Il velo non costituisce più un problema insormontabile se davvero si vuole correre, se si vuole raggiungere un obiettivo che è quello che Fatima confesserà al ragazzo con cui inizia a frequentarsi: il desiderio di vivere una vita come tutti gli altri.

La corsa, quindi, non è più scappare da se stessi, dai problemi e dai drammi e del passato, ma è esercizio interiore che fa superare i limiti, ci aiuta a guardare prioritariamente dentro di noi senza pensare a cosa dicono o fanno gli altri, allena cuore, mente e respiro per raggiungere traguardi che richiedono salite e discese e poi di nuovo salite. Una corsa che non è mai solitaria o animata dalla pretesa dell’autosufficienza: proprio come gli afidi e le formiche, sentiamo l’esigenza di prenderci cura gli uni degli altri, non nella logica della dipendenza ma del bisogno naturale di reciprocità, che ci contraddistingue come esseri umani, come comunità.
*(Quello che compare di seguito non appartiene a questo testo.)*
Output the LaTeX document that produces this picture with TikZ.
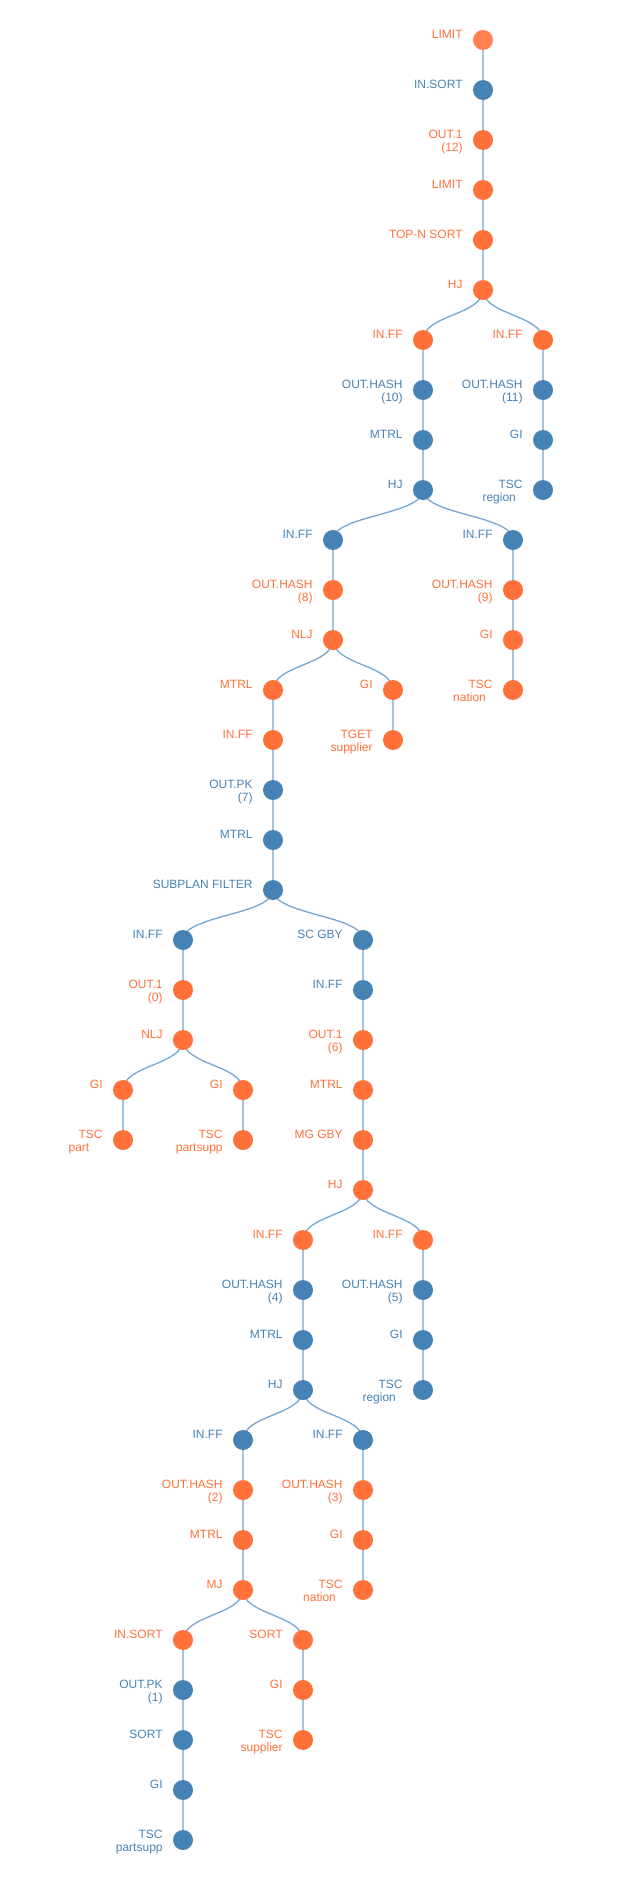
\documentclass[tikz,border=0pt]{standalone}
\usepackage{fontspec}
\setmainfont{Liberation Sans}
\usetikzlibrary{backgrounds}
\definecolor{orng}{HTML}{FF7139}
\definecolor{orngroot}{HTML}{FF8050}
\definecolor{stblue}{HTML}{4682B4}
\definecolor{vlinkc}{HTML}{A2C4E2}
\definecolor{clinkc}{HTML}{75A6D3}
% two-line label, baseline on the first line
\newcommand{\twoln}[2]{\begin{tabular}[t]{@{}r@{}}#1\\#2\end{tabular}}

\begin{document}
\begin{tikzpicture}[x=1pt, y=-1pt,
    lbl/.style={font=\fontsize{12}{13.5}\selectfont,
        inner sep=0pt, anchor=base east, label distance=10pt, yshift=2pt},
    op/.style={circle, fill=orng, minimum size=20pt, inner sep=0pt,
        label={[lbl, text=orng]left:#1}},
    bp/.style={circle, fill=stblue, minimum size=20pt, inner sep=0pt,
        label={[lbl, text=stblue]left:#1}},
    rootp/.style={op=#1, fill=orngroot},
    vlink/.style={draw=vlinkc, line width=2.2pt},
    clink/.style={draw=clinkc, line width=1.3pt}]

    \useasboundingbox (0,0) rectangle (625,1895);

    % top chain
    \node[rootp={LIMIT}]      (limit)   at (483,40) {};
    \node[bp={IN.SORT}]       (insort)  at (483,90) {};
    \node[op={\twoln{OUT.1}{(12)}}]   (outa)    at (483,140) {};
    \node[op={LIMIT}]         (limitb)  at (483,190) {};
    \node[op={TOP-N SORT}]    (topn)    at (483,240) {};
    \node[op={HJ}]            (hja)     at (483,290) {};

    \node[op={IN.FF}]         (inffa)   at (423,340) {};
    \node[op={IN.FF}]         (inffb)   at (543,340) {};
    \node[bp={\twoln{OUT.HASH}{(10)}}] (hash10) at (423,390) {};
    \node[bp={MTRL}]          (mtrla)   at (423,440) {};
    \node[bp={HJ}]            (hjb)     at (423,490) {};
    \node[bp={\twoln{OUT.HASH}{(11)}}] (hash11) at (543,390) {};
    \node[bp={GI}]            (gia)     at (543,440) {};
    \node[bp={\twoln{TSC}{region\rule{6.7pt}{0pt}}}] (tsca) at (543,490) {};

    \node[bp={IN.FF}]         (inffc)   at (333,540) {};
    \node[bp={IN.FF}]         (inffd)   at (513,540) {};
    \node[op={\twoln{OUT.HASH}{(8)}}] (hash8)   at (333,590) {};
    \node[op={NLJ}]           (nlja)    at (333,640) {};
    \node[op={\twoln{OUT.HASH}{(9)}}] (hash9)   at (513,590) {};
    \node[op={GI}]            (gib)     at (513,640) {};
    \node[op={\twoln{TSC}{nation\rule{6.7pt}{0pt}}}] (tscb) at (513,690) {};

    \node[op={MTRL}]          (mtrlb)   at (273,690) {};
    \node[op={GI}]            (gic)     at (393,690) {};
    \node[op={IN.FF}]         (inffe)   at (273,740) {};
    \node[op={\twoln{TGET}{supplier}}] (tget)   at (393,740) {};
    \node[bp={\twoln{OUT.PK}{(7)}}]   (pk7)     at (273,790) {};
    \node[bp={MTRL}]          (mtrlc)   at (273,840) {};
    \node[bp={SUBPLAN FILTER}] (subplan) at (273,890) {};

    % subplan filter branches
    \node[bp={IN.FF}]         (infff)   at (183,940) {};
    \node[bp={SC GBY}]        (scgby)   at (363,940) {};
    \node[op={\twoln{OUT.1}{(0)}}]    (outb)    at (183,990) {};
    \node[op={NLJ}]           (nljb)    at (183,1040) {};
    \node[op={GI}]            (gid)     at (123,1090) {};
    \node[op={GI}]            (gie)     at (243,1090) {};
    \node[op={\twoln{TSC}{part\rule{13.3pt}{0pt}}}] (tscc) at (123,1140) {};
    \node[op={\twoln{TSC}{partsupp}}] (tscd)    at (243,1140) {};

    \node[bp={IN.FF}]         (inffg)   at (363,990) {};
    \node[op={\twoln{OUT.1}{(6)}}]    (outc)    at (363,1040) {};
    \node[op={MTRL}]          (mtrld)   at (363,1090) {};
    \node[op={MG GBY}]        (mggby)   at (363,1140) {};
    \node[op={HJ}]            (hjc)     at (363,1190) {};

    \node[op={IN.FF}]         (inffh)   at (303,1240) {};
    \node[op={IN.FF}]         (inffi)   at (423,1240) {};
    \node[bp={\twoln{OUT.HASH}{(4)}}] (hash4)   at (303,1290) {};
    \node[bp={MTRL}]          (mtrle)   at (303,1340) {};
    \node[bp={HJ}]            (hjd)     at (303,1390) {};
    \node[bp={\twoln{OUT.HASH}{(5)}}] (hash5)   at (423,1290) {};
    \node[bp={GI}]            (gif)     at (423,1340) {};
    \node[bp={\twoln{TSC}{region\rule{6.7pt}{0pt}}}] (tsce) at (423,1390) {};

    \node[bp={IN.FF}]         (inffj)   at (243,1440) {};
    \node[bp={IN.FF}]         (inffk)   at (363,1440) {};
    \node[op={\twoln{OUT.HASH}{(2)}}] (hash2)   at (243,1490) {};
    \node[op={MTRL}]          (mtrlf)   at (243,1540) {};
    \node[op={MJ}]            (mj)      at (243,1590) {};
    \node[op={\twoln{OUT.HASH}{(3)}}] (hash3)   at (363,1490) {};
    \node[op={GI}]            (gig)     at (363,1540) {};
    \node[op={\twoln{TSC}{nation\rule{6.7pt}{0pt}}}] (tscf) at (363,1590) {};

    \node[op={IN.SORT}]       (insortb) at (183,1640) {};
    \node[op={SORT}]          (sorta)   at (303,1640) {};
    \node[bp={\twoln{OUT.PK}{(1)}}]   (pk1)     at (183,1690) {};
    \node[bp={SORT}]          (sortb)   at (183,1740) {};
    \node[bp={GI}]            (gih)     at (183,1790) {};
    \node[bp={\twoln{TSC}{partsupp}}] (tscg)    at (183,1840) {};
    \node[op={GI}]            (gii)     at (303,1690) {};
    \node[op={\twoln{TSC}{supplier}}] (tsch)    at (303,1740) {};

    \begin{scope}[on background layer]
        % straight links
        \foreach \a/\b in {limit/insort, insort/outa, outa/limitb, limitb/topn,
            topn/hja, inffa/hash10, hash10/mtrla, mtrla/hjb, inffb/hash11,
            hash11/gia, gia/tsca, inffc/hash8, hash8/nlja, inffd/hash9,
            hash9/gib, gib/tscb, mtrlb/inffe, inffe/pk7, pk7/mtrlc,
            mtrlc/subplan, gic/tget, infff/outb, outb/nljb, gid/tscc,
            gie/tscd, scgby/inffg, inffg/outc, outc/mtrld, mtrld/mggby,
            mggby/hjc, inffh/hash4, hash4/mtrle, mtrle/hjd, inffi/hash5,
            hash5/gif, gif/tsce, inffj/hash2, hash2/mtrlf, mtrlf/mj,
            inffk/hash3, hash3/gig, gig/tscf, insortb/pk1, pk1/sortb,
            sortb/gih, gih/tscg, sorta/gii, gii/tsch}
            \draw[vlink] (\a.center) -- (\b.center);
        % joins
        \foreach \a/\b in {hja/inffa, hja/inffb, hjb/inffc, hjb/inffd,
            nlja/mtrlb, nlja/gic, subplan/infff, subplan/scgby, nljb/gid,
            nljb/gie, hjc/inffh, hjc/inffi, hjd/inffj, hjd/inffk,
            mj/insortb, mj/sorta}
            \draw[clink] (\a.center) .. controls +(0,25) and +(0,-25) .. (\b.center);
    \end{scope}

\end{tikzpicture}
\end{document}
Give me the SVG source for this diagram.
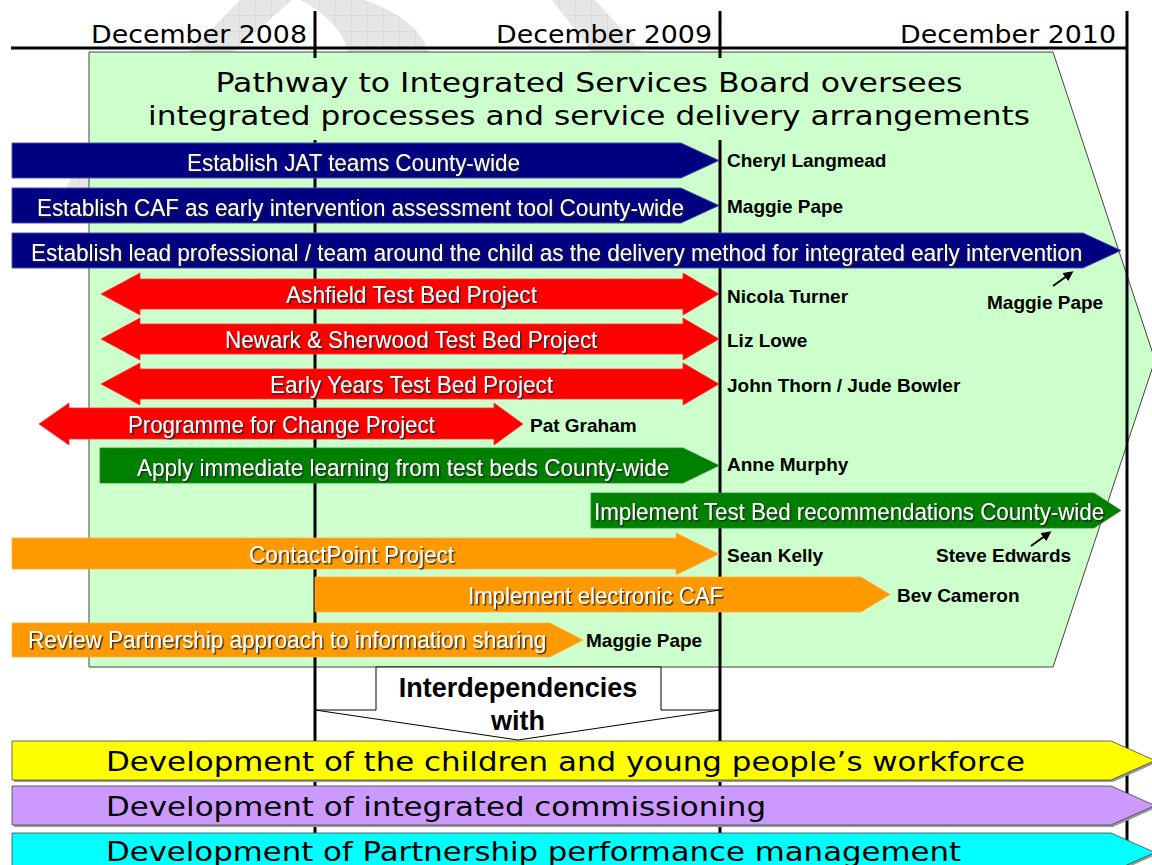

Quelle scarpette che per anni per Michele hanno rappresentato il simbolo di un passato di dolore e di violenza, sono lanciate verso l’alto, segno di una libertà riconquistata perché ha avuto il coraggio di fare i conti e affrontare il passato. Fatima corre, nella scena finale, senza più il velo a coprire i capelli, per una sua libera scelta: non un’imposizione del professore, non una “concessione” della madre. Fatima e Michele corrono perché correre significa scappare dall’immobilismo di un destino segnato, da un passato che non può cambiare, dal “si è fatto sempre così”. Correre verso quella vita che desideriamo, quella felicità che meritiamo.

Nel cast del film, Giuseppe Fiorello, Cristina Parku, Valentina Lodovini, Alessio Praticò, Nadia Kibout, Anna Maria De Luca, Ettore Signorelli. Il soggetto del film è di Mario Vitale e Saverio Tavano, sceneggiato insieme a Josella Porto e Francesco Governa.